**Instruction**
Retype all material exactly. Pictures stay out of the copy.

▬▬▬▬▬▬

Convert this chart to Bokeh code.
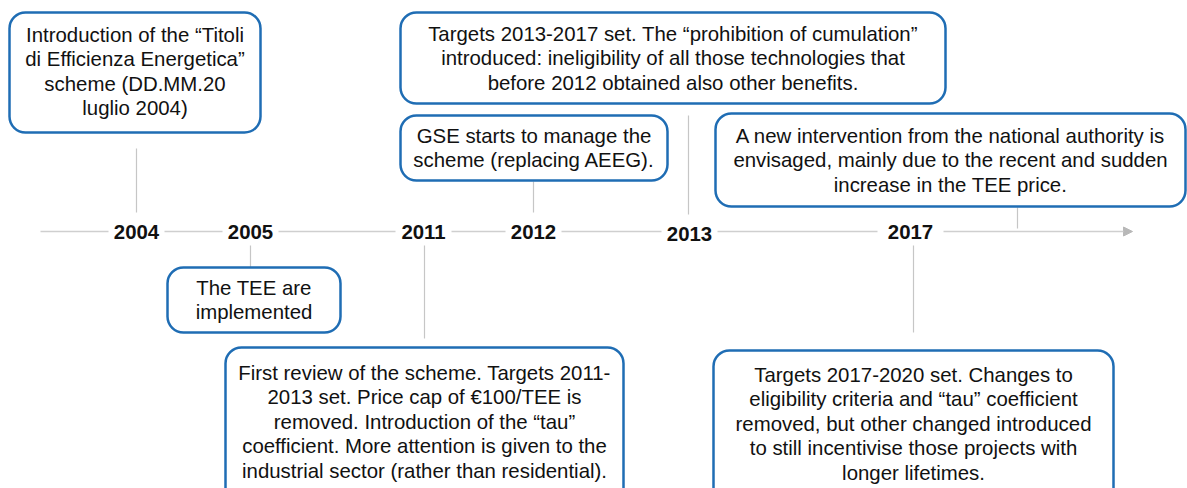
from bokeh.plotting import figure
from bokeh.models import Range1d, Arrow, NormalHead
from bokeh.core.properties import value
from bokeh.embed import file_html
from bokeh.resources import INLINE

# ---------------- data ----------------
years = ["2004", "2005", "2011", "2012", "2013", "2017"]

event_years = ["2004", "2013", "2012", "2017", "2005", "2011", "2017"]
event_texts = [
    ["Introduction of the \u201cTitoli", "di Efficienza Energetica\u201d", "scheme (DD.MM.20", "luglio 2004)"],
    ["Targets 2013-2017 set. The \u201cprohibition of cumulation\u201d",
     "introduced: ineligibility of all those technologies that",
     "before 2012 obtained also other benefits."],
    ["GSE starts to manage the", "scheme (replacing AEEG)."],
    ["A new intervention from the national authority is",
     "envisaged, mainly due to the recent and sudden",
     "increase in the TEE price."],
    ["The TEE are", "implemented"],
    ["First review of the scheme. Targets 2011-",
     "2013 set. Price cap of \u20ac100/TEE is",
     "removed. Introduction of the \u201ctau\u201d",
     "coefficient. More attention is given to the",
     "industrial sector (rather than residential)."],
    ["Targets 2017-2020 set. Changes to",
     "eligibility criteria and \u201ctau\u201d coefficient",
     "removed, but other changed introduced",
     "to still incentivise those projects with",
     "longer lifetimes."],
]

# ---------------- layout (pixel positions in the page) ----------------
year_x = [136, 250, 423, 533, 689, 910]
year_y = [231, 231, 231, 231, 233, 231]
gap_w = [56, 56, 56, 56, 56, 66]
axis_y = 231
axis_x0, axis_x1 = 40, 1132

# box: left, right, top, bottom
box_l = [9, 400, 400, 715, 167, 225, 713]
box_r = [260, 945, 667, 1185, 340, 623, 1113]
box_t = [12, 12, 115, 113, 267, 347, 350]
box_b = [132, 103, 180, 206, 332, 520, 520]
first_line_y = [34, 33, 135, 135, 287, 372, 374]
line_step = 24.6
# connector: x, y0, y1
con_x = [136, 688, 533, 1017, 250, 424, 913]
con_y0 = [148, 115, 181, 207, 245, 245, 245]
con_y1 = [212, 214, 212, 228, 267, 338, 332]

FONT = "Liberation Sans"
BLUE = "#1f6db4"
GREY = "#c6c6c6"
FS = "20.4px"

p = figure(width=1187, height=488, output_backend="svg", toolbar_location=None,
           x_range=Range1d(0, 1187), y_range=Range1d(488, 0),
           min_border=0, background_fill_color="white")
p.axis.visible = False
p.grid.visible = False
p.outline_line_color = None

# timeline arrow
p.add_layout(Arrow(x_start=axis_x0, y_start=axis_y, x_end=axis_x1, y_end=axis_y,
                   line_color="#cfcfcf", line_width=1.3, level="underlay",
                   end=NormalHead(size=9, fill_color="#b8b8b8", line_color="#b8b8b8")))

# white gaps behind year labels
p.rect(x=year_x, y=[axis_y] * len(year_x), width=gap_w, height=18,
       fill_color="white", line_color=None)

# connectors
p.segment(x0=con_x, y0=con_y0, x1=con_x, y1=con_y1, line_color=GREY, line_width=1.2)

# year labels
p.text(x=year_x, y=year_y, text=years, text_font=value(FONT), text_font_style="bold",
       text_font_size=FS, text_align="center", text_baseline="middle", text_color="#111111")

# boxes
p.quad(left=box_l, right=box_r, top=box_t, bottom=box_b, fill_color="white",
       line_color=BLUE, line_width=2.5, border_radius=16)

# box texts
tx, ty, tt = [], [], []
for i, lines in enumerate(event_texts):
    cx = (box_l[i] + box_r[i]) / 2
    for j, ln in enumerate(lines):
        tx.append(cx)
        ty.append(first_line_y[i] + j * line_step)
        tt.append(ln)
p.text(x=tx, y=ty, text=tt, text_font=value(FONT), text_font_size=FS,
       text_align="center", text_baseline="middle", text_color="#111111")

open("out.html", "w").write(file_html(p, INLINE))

▬▬▬▬▬▬

**Expected answer**
Convert this chart to Bokeh code.
from bokeh.plotting import figure
from bokeh.models import Range1d, Arrow, NormalHead
from bokeh.core.properties import value
from bokeh.embed import file_html
from bokeh.resources import INLINE

# ---------------- data ----------------
years = ["2004", "2005", "2011", "2012", "2013", "2017"]

event_years = ["2004", "2013", "2012", "2017", "2005", "2011", "2017"]
event_texts = [
    ["Introduction of the \u201cTitoli", "di Efficienza Energetica\u201d", "scheme (DD.MM.20", "luglio 2004)"],
    ["Targets 2013-2017 set. The \u201cprohibition of cumulation\u201d",
     "introduced: ineligibility of all those technologies that",
     "before 2012 obtained also other benefits."],
    ["GSE starts to manage the", "scheme (replacing AEEG)."],
    ["A new intervention from the national authority is",
     "envisaged, mainly due to the recent and sudden",
     "increase in the TEE price."],
    ["The TEE are", "implemented"],
    ["First review of the scheme. Targets 2011-",
     "2013 set. Price cap of \u20ac100/TEE is",
     "removed. Introduction of the \u201ctau\u201d",
     "coefficient. More attention is given to the",
     "industrial sector (rather than residential)."],
    ["Targets 2017-2020 set. Changes to",
     "eligibility criteria and \u201ctau\u201d coefficient",
     "removed, but other changed introduced",
     "to still incentivise those projects with",
     "longer lifetimes."],
]

# ---------------- layout (pixel positions in the page) ----------------
year_x = [136, 250, 423, 533, 689, 910]
year_y = [231, 231, 231, 231, 233, 231]
gap_w = [56, 56, 56, 56, 56, 66]
axis_y = 231
axis_x0, axis_x1 = 40, 1132

# box: left, right, top, bottom
box_l = [9, 400, 400, 715, 167, 225, 713]
box_r = [260, 945, 667, 1185, 340, 623, 1113]
box_t = [12, 12, 115, 113, 267, 347, 350]
box_b = [132, 103, 180, 206, 332, 520, 520]
first_line_y = [34, 33, 135, 135, 287, 372, 374]
line_step = 24.6
# connector: x, y0, y1
con_x = [136, 688, 533, 1017, 250, 424, 913]
con_y0 = [148, 115, 181, 207, 245, 245, 245]
con_y1 = [212, 214, 212, 228, 267, 338, 332]

FONT = "Liberation Sans"
BLUE = "#1f6db4"
GREY = "#c6c6c6"
FS = "20.4px"

p = figure(width=1187, height=488, output_backend="svg", toolbar_location=None,
           x_range=Range1d(0, 1187), y_range=Range1d(488, 0),
           min_border=0, background_fill_color="white")
p.axis.visible = False
p.grid.visible = False
p.outline_line_color = None

# timeline arrow
p.add_layout(Arrow(x_start=axis_x0, y_start=axis_y, x_end=axis_x1, y_end=axis_y,
                   line_color="#cfcfcf", line_width=1.3, level="underlay",
                   end=NormalHead(size=9, fill_color="#b8b8b8", line_color="#b8b8b8")))

# white gaps behind year labels
p.rect(x=year_x, y=[axis_y] * len(year_x), width=gap_w, height=18,
       fill_color="white", line_color=None)

# connectors
p.segment(x0=con_x, y0=con_y0, x1=con_x, y1=con_y1, line_color=GREY, line_width=1.2)

# year labels
p.text(x=year_x, y=year_y, text=years, text_font=value(FONT), text_font_style="bold",
       text_font_size=FS, text_align="center", text_baseline="middle", text_color="#111111")

# boxes
p.quad(left=box_l, right=box_r, top=box_t, bottom=box_b, fill_color="white",
       line_color=BLUE, line_width=2.5, border_radius=16)

# box texts
tx, ty, tt = [], [], []
for i, lines in enumerate(event_texts):
    cx = (box_l[i] + box_r[i]) / 2
    for j, ln in enumerate(lines):
        tx.append(cx)
        ty.append(first_line_y[i] + j * line_step)
        tt.append(ln)
p.text(x=tx, y=ty, text=tt, text_font=value(FONT), text_font_size=FS,
       text_align="center", text_baseline="middle", text_color="#111111")

open("out.html", "w").write(file_html(p, INLINE))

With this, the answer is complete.